Stage 3 bladder cancer is when the cancer has spread to the bladder wall. It may have also spread to nearby tissue and lymph nodes.

If the cancer spreads to distant areas, such as the lungs or bones, it is stage 4 bladder cancer.

Following staging using TURBT, a standard treatment for stage 3 bladder cancer typically involves a radical cystectomy.

A radical cystectomy is an invasive procedure. A surgeon removes the entire tumor, the bladder, and some of the surrounding tissue and lymph nodes.

The surgeon then needs to reconstruct a way to release urine. They may do this by creating a stoma, which is an opening in the abdomen, or by creating a new bladder.

Some people may receive chemotherapy with or without radiation before the procedure. This can help shrink the tumor and make surgery easier.

After the procedure, a person may need additional chemotherapy, immunotherapy, or radiation therapy. These treatments can help destroy any remaining cancer cells.

People who are unable to undergo surgery due to health or other reasons may need one or more of the following therapies:

  • radiation therapy
  • immunotherapy
  • intravesical therapy
  • chemotherapy

If cancer still remains, a person may need a partial or full bladder removal surgery.

A person’s doctor can explain the tests they order and answer any questions a person may have.

Learn more about bladder cancer treatments.

Complications associated with stage 3 bladder cancer may relate to either the tumor, the cancer itself, or the treatments.

Complications associated with the tumor can include:

  • fatigue
  • UTI
  • weight loss
  • metastasis, where the cancer spreads to other areas of the body, such as the lungs or bones
  • urinary obstruction, which can lead to chronic kidney failure

Complications related to surgery may include:

  • UTI
  • urinary tract obstruction
  • pouch stones
  • erectile dysfunction
  • vaginal narrowing
  • urinary leak

Surgeons take steps to minimize the risk of complications of surgery.
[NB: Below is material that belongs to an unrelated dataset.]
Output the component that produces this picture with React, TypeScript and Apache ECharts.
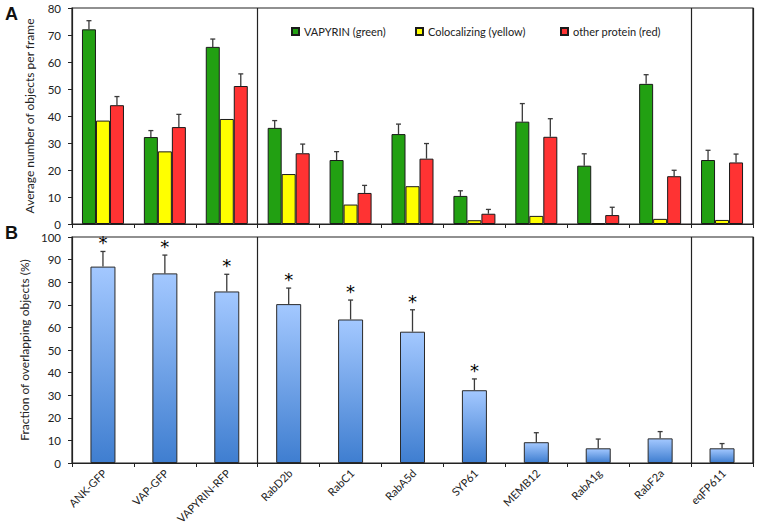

If complications do develop, a person’s doctor can recommend suitable treatments.

According to the American Cancer Society, the 5-year relative survival rate for regional bladder cancer, which can include stage 3 bladder cancer, is 39%.

This means about 39% of people diagnosed with stage 3 bladder cancer will still be alive 5 years after their diagnosis.

Several factors can impact survival, such as:

  • a person’s age
  • a person’s overall health
  • how the cancer responds to treatment

A doctor can provide a better understanding of an individual’s outlook.

A relative survival rate helps give an idea of how long a person with a particular condition may live after receiving a diagnosis compared with people without the condition.

For example, if the 5-year relative survival rate is 70%, that means a person with the condition is 70% as likely to live for 5 years as someone without the condition.

It is important to remember that these figures are estimates. A person can consult a healthcare professional about how their condition may affect them.

Was this helpful?

Stage 3 bladder cancer is an advanced form of bladder cancer. It typically requires surgery to treat. Doctors may also recommend standard therapies, such as chemotherapy and radiation therapy.

The main symptom of bladder cancer is blood in the urine. As the cancer advances, a person may experience other symptoms or symptoms that worsen over time.

It is best for a person to contact a doctor as soon as they have concerns about bladder cancer. The doctor can order tests to confirm the diagnosis and grade the cancer to recommend the best treatment options.